By the way, America will be issuing this manual once Bill Clinton's back in the White House.
It's a sex manual for immigrants.
And they had one originally a few months ago, and it had things like a man pulling down a woman's bathing suit and then a big X over it.
So, for example, if you see a woman with an attractive bottom, don't remove her bathing suit until you've at least said, hello, I'm going to remove your bathing suit now.
So it had a big X over it.
And it had a picture of a woman's breast and a hand groping it and then with a big X over it saying, that's not something you do.
You wait until, you know, you should wait at least a good six or seven minutes before putting your hand on her breasts.
But it wasn't sophisticated enough.
So they've now done another one that they're issuing to migrants, which has got far more graphic pictures about how you are about sex with virgins, sex during it after pregnancy.
And then there's a whole lot of other sexual acts that this newspaper report has blurred out and explaining that these are things where you're required to get consent.
As I said, they'll be issuing it to Bill Clinton once he's back in the White House.
But this is what it's come from.
That is what it's come to now.
They're issuing, they say, oh, it's a cultural difference.
It's a cultural difference.
It's multiculturalism because in some cultures they just say, ah, a woman, I yank down her bathing suit and admire her bottom and then jump on it.

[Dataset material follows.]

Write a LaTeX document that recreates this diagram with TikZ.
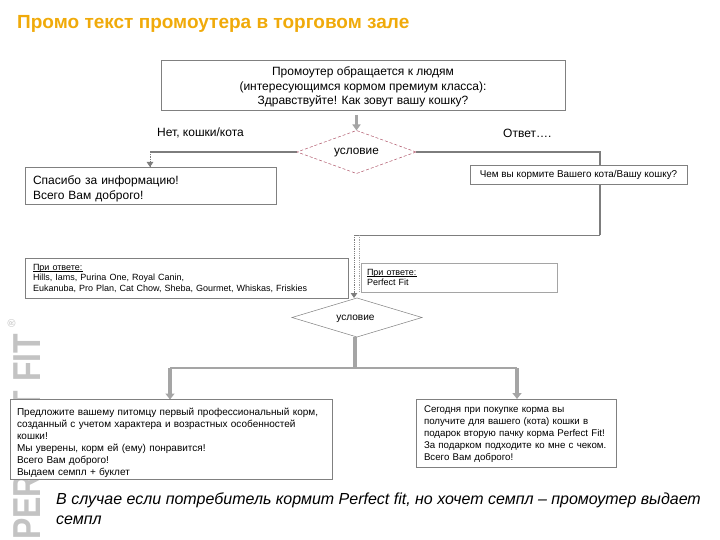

And in other cultures, you have to leave it until, you know, you usually have to buy a movie and make boring chit-chat during dinner before you get anywhere near that.
And this is the multicultural world that they're building for us and which women are expected to put up with.
So there are women's issues, and they're nothing to do with stupid stories in the New York Times.
Mark Stein for Rush, back in a moment.
We're going to need a bigger wall.
A swarm of aggressive bees has been attacking a town in California.
That's huge aggressive bees attacking California.
I think it's the plague of locusts that should be showing up any day now.
Maybe we'll get to that tomorrow.
This has been Mark Stein, your undocumented anchor man sitting in.